*Your task*.
Every line of the data must be copied exactly.

....................

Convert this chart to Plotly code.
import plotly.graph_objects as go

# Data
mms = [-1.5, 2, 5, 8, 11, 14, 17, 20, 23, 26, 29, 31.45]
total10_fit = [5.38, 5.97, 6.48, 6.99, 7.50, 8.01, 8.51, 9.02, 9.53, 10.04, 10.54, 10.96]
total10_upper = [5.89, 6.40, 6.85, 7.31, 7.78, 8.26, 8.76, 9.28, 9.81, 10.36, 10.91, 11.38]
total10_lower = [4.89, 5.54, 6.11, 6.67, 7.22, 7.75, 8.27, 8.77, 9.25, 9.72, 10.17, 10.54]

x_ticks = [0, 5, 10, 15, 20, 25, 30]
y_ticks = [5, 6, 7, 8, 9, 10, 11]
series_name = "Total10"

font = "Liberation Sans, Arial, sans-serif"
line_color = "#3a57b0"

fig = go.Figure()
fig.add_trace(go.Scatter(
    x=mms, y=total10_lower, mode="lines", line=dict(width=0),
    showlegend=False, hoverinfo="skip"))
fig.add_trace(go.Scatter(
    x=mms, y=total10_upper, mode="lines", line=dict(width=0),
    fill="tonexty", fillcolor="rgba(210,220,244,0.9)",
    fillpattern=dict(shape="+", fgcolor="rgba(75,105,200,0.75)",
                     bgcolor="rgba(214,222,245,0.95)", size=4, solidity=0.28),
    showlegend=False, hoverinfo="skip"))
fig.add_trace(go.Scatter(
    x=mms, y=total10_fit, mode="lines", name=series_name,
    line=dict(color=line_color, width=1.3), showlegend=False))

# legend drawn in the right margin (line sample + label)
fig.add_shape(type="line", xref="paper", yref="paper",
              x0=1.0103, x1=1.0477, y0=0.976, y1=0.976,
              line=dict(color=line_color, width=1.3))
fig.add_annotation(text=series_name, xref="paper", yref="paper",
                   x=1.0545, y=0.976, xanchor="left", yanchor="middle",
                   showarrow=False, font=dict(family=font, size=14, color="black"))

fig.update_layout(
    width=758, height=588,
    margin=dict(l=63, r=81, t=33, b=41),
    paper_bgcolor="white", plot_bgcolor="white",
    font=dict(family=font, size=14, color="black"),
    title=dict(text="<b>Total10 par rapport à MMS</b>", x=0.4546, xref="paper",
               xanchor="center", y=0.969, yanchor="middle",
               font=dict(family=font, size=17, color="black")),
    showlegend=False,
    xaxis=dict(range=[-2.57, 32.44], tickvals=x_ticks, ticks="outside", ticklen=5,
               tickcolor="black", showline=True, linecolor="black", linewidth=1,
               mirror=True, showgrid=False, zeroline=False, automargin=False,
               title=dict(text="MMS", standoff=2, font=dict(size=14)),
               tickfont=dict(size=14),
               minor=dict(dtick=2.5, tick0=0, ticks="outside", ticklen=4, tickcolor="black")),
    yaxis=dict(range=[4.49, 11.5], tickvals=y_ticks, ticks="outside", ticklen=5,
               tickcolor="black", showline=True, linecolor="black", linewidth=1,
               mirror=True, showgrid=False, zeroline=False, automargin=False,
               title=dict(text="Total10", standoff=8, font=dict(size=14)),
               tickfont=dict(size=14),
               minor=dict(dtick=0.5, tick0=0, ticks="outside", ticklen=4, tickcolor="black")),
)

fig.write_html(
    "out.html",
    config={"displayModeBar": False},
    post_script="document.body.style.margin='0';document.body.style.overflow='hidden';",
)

....................

*Solution to the exercise*.
Convert this chart to Plotly code.
import plotly.graph_objects as go

# Data
mms = [-1.5, 2, 5, 8, 11, 14, 17, 20, 23, 26, 29, 31.45]
total10_fit = [5.38, 5.97, 6.48, 6.99, 7.50, 8.01, 8.51, 9.02, 9.53, 10.04, 10.54, 10.96]
total10_upper = [5.89, 6.40, 6.85, 7.31, 7.78, 8.26, 8.76, 9.28, 9.81, 10.36, 10.91, 11.38]
total10_lower = [4.89, 5.54, 6.11, 6.67, 7.22, 7.75, 8.27, 8.77, 9.25, 9.72, 10.17, 10.54]

x_ticks = [0, 5, 10, 15, 20, 25, 30]
y_ticks = [5, 6, 7, 8, 9, 10, 11]
series_name = "Total10"

font = "Liberation Sans, Arial, sans-serif"
line_color = "#3a57b0"

fig = go.Figure()
fig.add_trace(go.Scatter(
    x=mms, y=total10_lower, mode="lines", line=dict(width=0),
    showlegend=False, hoverinfo="skip"))
fig.add_trace(go.Scatter(
    x=mms, y=total10_upper, mode="lines", line=dict(width=0),
    fill="tonexty", fillcolor="rgba(210,220,244,0.9)",
    fillpattern=dict(shape="+", fgcolor="rgba(75,105,200,0.75)",
                     bgcolor="rgba(214,222,245,0.95)", size=4, solidity=0.28),
    showlegend=False, hoverinfo="skip"))
fig.add_trace(go.Scatter(
    x=mms, y=total10_fit, mode="lines", name=series_name,
    line=dict(color=line_color, width=1.3), showlegend=False))

# legend drawn in the right margin (line sample + label)
fig.add_shape(type="line", xref="paper", yref="paper",
              x0=1.0103, x1=1.0477, y0=0.976, y1=0.976,
              line=dict(color=line_color, width=1.3))
fig.add_annotation(text=series_name, xref="paper", yref="paper",
                   x=1.0545, y=0.976, xanchor="left", yanchor="middle",
                   showarrow=False, font=dict(family=font, size=14, color="black"))

fig.update_layout(
    width=758, height=588,
    margin=dict(l=63, r=81, t=33, b=41),
    paper_bgcolor="white", plot_bgcolor="white",
    font=dict(family=font, size=14, color="black"),
    title=dict(text="<b>Total10 par rapport à MMS</b>", x=0.4546, xref="paper",
               xanchor="center", y=0.969, yanchor="middle",
               font=dict(family=font, size=17, color="black")),
    showlegend=False,
    xaxis=dict(range=[-2.57, 32.44], tickvals=x_ticks, ticks="outside", ticklen=5,
               tickcolor="black", showline=True, linecolor="black", linewidth=1,
               mirror=True, showgrid=False, zeroline=False, automargin=False,
               title=dict(text="MMS", standoff=2, font=dict(size=14)),
               tickfont=dict(size=14),
               minor=dict(dtick=2.5, tick0=0, ticks="outside", ticklen=4, tickcolor="black")),
    yaxis=dict(range=[4.49, 11.5], tickvals=y_ticks, ticks="outside", ticklen=5,
               tickcolor="black", showline=True, linecolor="black", linewidth=1,
               mirror=True, showgrid=False, zeroline=False, automargin=False,
               title=dict(text="Total10", standoff=8, font=dict(size=14)),
               tickfont=dict(size=14),
               minor=dict(dtick=0.5, tick0=0, ticks="outside", ticklen=4, tickcolor="black")),
)

fig.write_html(
    "out.html",
    config={"displayModeBar": False},
    post_script="document.body.style.margin='0';document.body.style.overflow='hidden';",
)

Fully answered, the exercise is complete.